Task details: Go through the records line by line and work out how many lines hold the word "chart". Answer with the number only.

[Start]

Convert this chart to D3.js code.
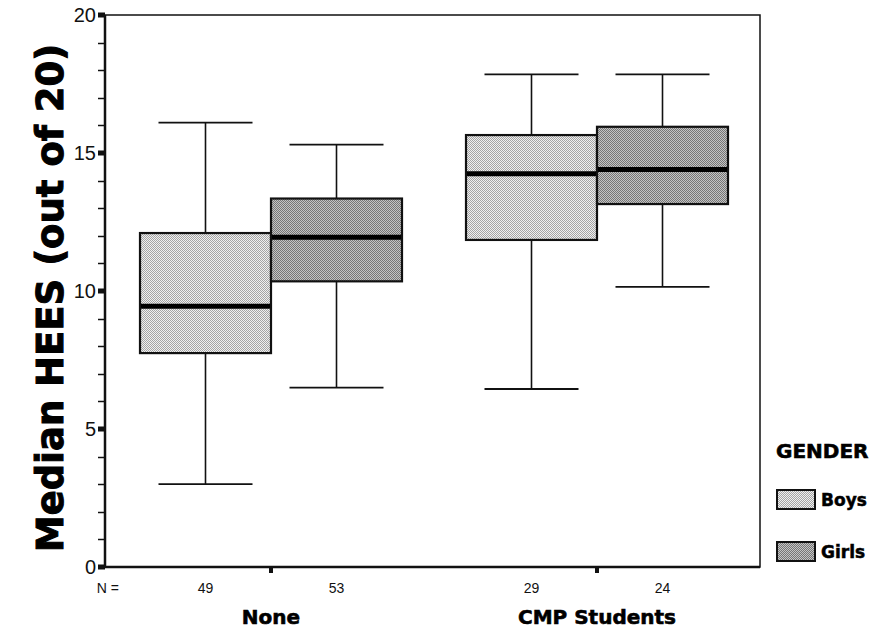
<!DOCTYPE html>
<html>
<head>
<meta charset="utf-8">
<script src="https://cdn.jsdelivr.net/npm/d3@7"></script>
<style>
  body { margin: 0; background: #fff; }
  svg { display: block; }
</style>
</head>
<body>
<div id="chart"></div>
<script>
// chart data
var groups = ['None', 'CMP Students'];
var genders = ['Boys', 'Girls'];
var nCounts = [49, 53, 29, 24];           // None-Boys, None-Girls, CMP-Boys, CMP-Girls
var lowWhisker = [3.0, 6.5, 6.45, 10.15];
var q1 = [7.75, 10.35, 11.85, 13.15];
var median = [9.45, 11.95, 14.25, 14.4];
var q3 = [12.1, 13.35, 15.65, 15.95];
var highWhisker = [16.1, 15.3, 17.85, 17.85];
var majorTicks = [0, 5, 10, 15, 20];
var minorTicks = d3.range(0, 21, 1);

var width = 875, height = 630;
var frame = { left: 105, right: 760, top: 15, bottom: 567 };
var boxW = 131, capW = 94;

var svg = d3.select('#chart')
    .append('svg')
    .attr('width', width)
    .attr('height', height);

// screen-tone fills
var defs = svg.append('defs');
function tone(id, light, dark) {
    var p = defs.append('pattern')
        .attr('id', id)
        .attr('width', 2)
        .attr('height', 2)
        .attr('patternUnits', 'userSpaceOnUse');
    p.append('rect').attr('width', 2).attr('height', 2).attr('fill', light);
    p.append('rect').attr('width', 1).attr('height', 1).attr('fill', dark);
    p.append('rect').attr('x', 1).attr('y', 1).attr('width', 1).attr('height', 1).attr('fill', dark);
}
tone('tone-Boys', '#f0f0f0', '#a4a4a4');
tone('tone-Girls', '#c4c4c4', '#767676');

// scales
var y = d3.scaleLinear().domain([0, 20]).range([frame.bottom, frame.top]);
var x = d3.scalePoint().domain(groups).range([frame.left + 3, frame.right]).padding(0.5);
var xg = d3.scaleBand().domain(genders).range([-boxW, boxW]);

// boxes table built from the arrays
var boxes = [];
groups.forEach(function (g, gi) {
    genders.forEach(function (s, si) {
        var i = gi * 2 + si;
        boxes.push({
            group: g, gender: s, n: nCounts[i],
            lo: lowWhisker[i], q1: q1[i], med: median[i], q3: q3[i], hi: highWhisker[i]
        });
    });
});
boxes.forEach(function (d) {
    d.x0 = x(d.group) + xg(d.gender);
    d.cx = d.x0 + xg.bandwidth() / 2;
});

// frame
svg.append('rect')
    .attr('x', frame.left)
    .attr('y', frame.top)
    .attr('width', frame.right - frame.left)
    .attr('height', frame.bottom - frame.top)
    .attr('fill', 'none')
    .attr('stroke', '#111')
    .attr('stroke-width', 1.5);
svg.append('line')
    .attr('x1', frame.left).attr('x2', frame.left)
    .attr('y1', frame.top).attr('y2', frame.bottom)
    .attr('stroke', '#111').attr('stroke-width', 2.5);
svg.append('line')
    .attr('x1', frame.left).attr('x2', frame.right)
    .attr('y1', frame.bottom).attr('y2', frame.bottom)
    .attr('stroke', '#111').attr('stroke-width', 2.5);

// y axis: minor ticks, major square ticks, labels
var yAxis = svg.append('g');
yAxis.selectAll('line.minor')
    .data(minorTicks.filter(function (t) { return majorTicks.indexOf(t) < 0; }))
    .enter().append('line')
    .attr('class', 'minor')
    .attr('x1', frame.left - 7).attr('x2', frame.left)
    .attr('y1', function (d) { return Math.round(y(d)) + 0.5; })
    .attr('y2', function (d) { return Math.round(y(d)) + 0.5; })
    .attr('stroke', '#111').attr('stroke-width', 1.5);
yAxis.selectAll('rect.major')
    .data(majorTicks)
    .enter().append('rect')
    .attr('class', 'major')
    .attr('x', frame.left - 7)
    .attr('y', function (d) { return y(d) - 2.5; })
    .attr('width', 7).attr('height', 5)
    .attr('fill', '#111');
yAxis.selectAll('text')
    .data(majorTicks)
    .enter().append('text')
    .attr('x', frame.left - 9)
    .attr('y', function (d) { return y(d); })
    .attr('dy', '0.36em')
    .attr('text-anchor', 'end')
    .attr('font-family', 'Liberation Sans, Arial, sans-serif')
    .attr('font-size', 20)
    .attr('fill', '#111')
    .text(function (d) { return d; });

// x group ticks (between the pairs)
svg.selectAll('rect.gtick')
    .data(groups)
    .enter().append('rect')
    .attr('class', 'gtick')
    .attr('x', function (d) { return x(d) - 2; })
    .attr('y', frame.bottom)
    .attr('width', 4).attr('height', 6)
    .attr('fill', '#111');

// whiskers
var bx = svg.append('g');
bx.selectAll('line.whisk')
    .data(boxes)
    .enter().append('line')
    .attr('class', 'whisk')
    .attr('x1', function (d) { return d.cx; })
    .attr('x2', function (d) { return d.cx; })
    .attr('y1', function (d) { return y(d.lo); })
    .attr('y2', function (d) { return y(d.hi); })
    .attr('stroke', '#111').attr('stroke-width', 1.6);
['lo', 'hi'].forEach(function (k) {
    bx.selectAll('line.cap-' + k)
        .data(boxes)
        .enter().append('line')
        .attr('class', 'cap-' + k)
        .attr('x1', function (d) { return d.cx - capW / 2; })
        .attr('x2', function (d) { return d.cx + capW / 2; })
        .attr('y1', function (d) { return y(d[k]); })
        .attr('y2', function (d) { return y(d[k]); })
        .attr('stroke', '#111').attr('stroke-width', 1.8);
});

// boxes
bx.selectAll('rect.box')
    .data(boxes)
    .enter().append('rect')
    .attr('class', 'box')
    .attr('x', function (d) { return d.x0; })
    .attr('y', function (d) { return y(d.q3); })
    .attr('width', xg.bandwidth())
    .attr('height', function (d) { return y(d.q1) - y(d.q3); })
    .attr('fill', function (d) { return 'url(#tone-' + d.gender + ')'; })
    .attr('stroke', '#111').attr('stroke-width', 2.2);

// medians
bx.selectAll('line.med')
    .data(boxes)
    .enter().append('line')
    .attr('class', 'med')
    .attr('x1', function (d) { return d.x0 + 1; })
    .attr('x2', function (d) { return d.x0 + xg.bandwidth() - 1; })
    .attr('y1', function (d) { return y(d.med); })
    .attr('y2', function (d) { return y(d.med); })
    .attr('stroke', '#000').attr('stroke-width', 5);

// N = counts
svg.append('text')
    .attr('x', 119).attr('y', 588)
    .attr('dy', '0.35em')
    .attr('text-anchor', 'end')
    .attr('font-family', 'Liberation Sans, Arial, sans-serif')
    .attr('font-size', 14)
    .attr('fill', '#111')
    .text('N =');
svg.selectAll('text.n')
    .data(boxes)
    .enter().append('text')
    .attr('class', 'n')
    .attr('x', function (d) { return d.cx; })
    .attr('y', 588)
    .attr('dy', '0.35em')
    .attr('text-anchor', 'middle')
    .attr('font-family', 'Liberation Sans, Arial, sans-serif')
    .attr('font-size', 14)
    .attr('fill', '#111')
    .text(function (d) { return d.n; });

// heavy labels: DejaVu bold with a thin outline to get close to a black face
var boldFont = 'DejaVu Sans, Verdana, sans-serif';
function heavy(sel, size, sw) {
    return sel
        .attr('font-family', boldFont)
        .attr('font-weight', 'bold')
        .attr('font-size', size)
        .attr('fill', '#000')
        .attr('stroke', '#000')
        .attr('stroke-width', sw);
}

// group labels
heavy(svg.selectAll('text.group')
    .data(groups)
    .enter().append('text')
    .attr('class', 'group')
    .attr('x', function (d) { return x(d); })
    .attr('y', 624)
    .attr('text-anchor', 'middle'), 20, 0.6)
    .text(function (d) { return d; });

// y title
heavy(svg.append('text')
    .attr('transform', 'translate(63,298) rotate(-90)')
    .attr('text-anchor', 'middle'), 37, 1)
    .text('Median HEES (out of 20)');

// legend
var legend = svg.append('g').attr('transform', 'translate(777,0)');
heavy(legend.append('text')
    .attr('x', -1).attr('y', 458), 20, 0.6)
    .text('GENDER');
var items = legend.selectAll('g.item')
    .data(genders)
    .enter().append('g')
    .attr('class', 'item')
    .attr('transform', function (d, i) { return 'translate(0,' + (490 + i * 52) + ')'; });
items.append('rect')
    .attr('width', 38).attr('height', 19)
    .attr('fill', function (d) { return 'url(#tone-' + d + ')'; })
    .attr('stroke', '#111').attr('stroke-width', 2);
heavy(items.append('text')
    .attr('x', 44).attr('y', 16), 17, 0.5)
    .text(function (d) { return d; });
</script>
</body>
</html>
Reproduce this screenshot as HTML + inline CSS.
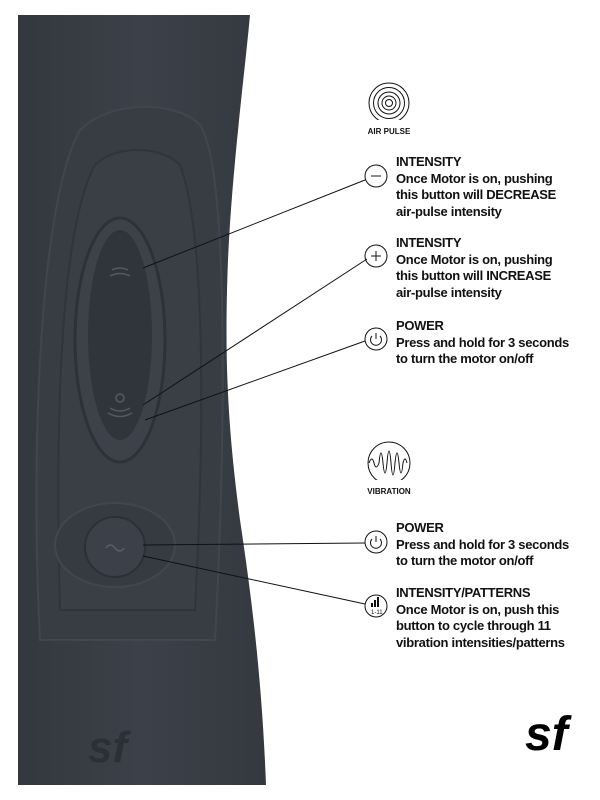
<!DOCTYPE html>
<html><head><style>
body{margin:0;width:600px;height:800px;background:#fff;overflow:hidden;position:relative;font-family:"Liberation Sans",sans-serif;}
.t{position:absolute;left:396px;font-size:13px;font-weight:bold;line-height:16.5px;color:#111;letter-spacing:-0.3px;}
</style></head><body>
<svg width="600" height="800" style="position:absolute;left:0;top:0">
<defs>
<linearGradient id="g" x1="0" x2="1"><stop offset="0" stop-color="#33383f"/><stop offset="0.5" stop-color="#3c4149"/><stop offset="1" stop-color="#343940"/></linearGradient>
</defs>
<path d="M18,15 L250,15 C244,80 232,170 228,260 C224,360 228,430 240,520 C252,600 262,680 266,785 L18,785 Z" fill="url(#g)"/>
<path d="M40,640 C30,450 40,200 80,130 C110,100 175,100 200,125 C230,170 225,450 215,640 Z" fill="#383d44" stroke="#41464e" stroke-width="2"/>
<path d="M60,610 C55,420 60,230 95,165 C115,145 160,145 180,165 C205,230 205,420 195,610 Z" fill="#3a3f46" stroke="#30353b" stroke-width="2"/>
<ellipse cx="120" cy="340" rx="45" ry="122" fill="#3d424a" stroke="#2e3238" stroke-width="3"/>
<ellipse cx="120" cy="335" rx="32" ry="105" fill="#30353b"/>
<path d="M112,270 q8,-4 16,0 M110,276 q10,-5 20,0" stroke="#555a62" fill="none" stroke-width="1.5"/>
<circle cx="120" cy="398" r="4" stroke="#555a62" fill="none" stroke-width="1.5"/>
<path d="M110,408 q10,6 20,0 M108,413 q12,7 24,0" stroke="#555a62" fill="none" stroke-width="1.5"/>
<ellipse cx="115" cy="545" rx="60" ry="42" fill="#363b42" stroke="#42474f" stroke-width="2"/>
<circle cx="115" cy="547" r="30" fill="#3c4149" stroke="#2c3036" stroke-width="2"/>
<path d="M106,548 q4,-6 9,0 t9,0" stroke="#5a5f67" fill="none" stroke-width="1.5"/>
<text x="88" y="762" font-family="Liberation Sans" font-weight="bold" font-size="44" fill="#2c3036" font-style="italic">sf</text>
<g stroke="#111" stroke-width="1" fill="none">
<line x1="143" y1="268" x2="365" y2="180"/>
<line x1="143" y1="405" x2="367" y2="259"/>
<line x1="145" y1="420" x2="365" y2="341"/>
<line x1="143" y1="545" x2="365" y2="543"/>
<line x1="143" y1="556" x2="365" y2="604"/>
<circle cx="376" cy="176" r="11"/><line x1="371" y1="176" x2="381" y2="176"/>
<circle cx="376" cy="256" r="11"/><line x1="371" y1="256" x2="381" y2="256"/><line x1="376" y1="251" x2="376" y2="261"/>
<circle cx="376" cy="339" r="11"/><path d="M372,336 a5.5,5.5 0 1 0 8,0"/><line x1="376" y1="333" x2="376" y2="339"/>
<circle cx="376" cy="542" r="11"/><path d="M372,539 a5.5,5.5 0 1 0 8,0"/><line x1="376" y1="536" x2="376" y2="542"/>
<circle cx="376" cy="606" r="11"/>
<circle cx="389" cy="103" r="20"/><circle cx="389" cy="103" r="15.5"/><circle cx="389" cy="103" r="11"/><circle cx="389" cy="103" r="7"/><circle cx="389" cy="103" r="3.5"/>
<circle cx="389" cy="463" r="21"/>
<path d="M369,463 q3,-8 5,0 t5,0 q2,-20 4,0 t4,0 q2,-24 4,0 t4,0 q2,-20 4,0 t4,0 q2,-8 4,0"/>
</g>
<rect x="366" y="120" width="48" height="16" fill="#fff"/>
<rect x="366" y="480" width="48" height="16" fill="#fff"/>
<g fill="#111"><rect x="371" y="603" width="2" height="4"/><rect x="374" y="600" width="2" height="7"/><rect x="377" y="597" width="2" height="10"/></g>
<text x="371" y="614" font-size="6" font-family="Liberation Sans" fill="#111">1-11</text>
<text x="389" y="134" font-size="8" font-weight="bold" font-family="Liberation Sans" text-anchor="middle" fill="#111">AIR PULSE</text>
<text x="389" y="494" font-size="8" font-weight="bold" font-family="Liberation Sans" text-anchor="middle" fill="#111">VIBRATION</text>
<text x="525" y="750" font-family="Liberation Sans" font-weight="bold" font-size="48" fill="#000" font-style="italic">sf</text>
</svg>
<div class="t" style="top:154px">INTENSITY<br>Once Motor is on, pushing<br>this button will DECREASE<br>air-pulse intensity</div>
<div class="t" style="top:235px">INTENSITY<br>Once Motor is on, pushing<br>this button will INCREASE<br>air-pulse intensity</div>
<div class="t" style="top:318px">POWER<br>Press and hold for 3 seconds<br>to turn the motor on/off</div>
<div class="t" style="top:520px">POWER<br>Press and hold for 3 seconds<br>to turn the motor on/off</div>
<div class="t" style="top:585px">INTENSITY/PATTERNS<br>Once Motor is on, push this<br>button to cycle through 11<br>vibration intensities/patterns</div>
</body></html>
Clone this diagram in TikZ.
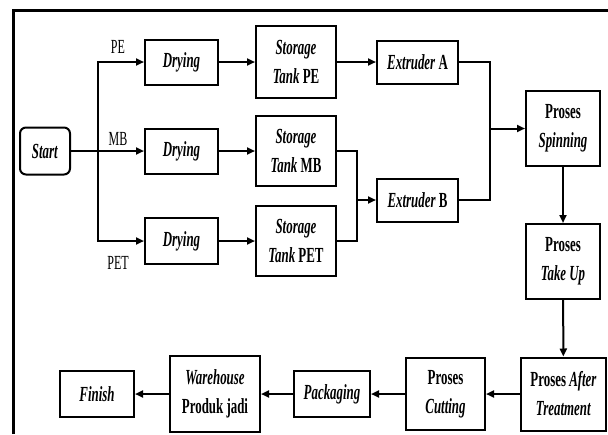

[End]

Correct output: 4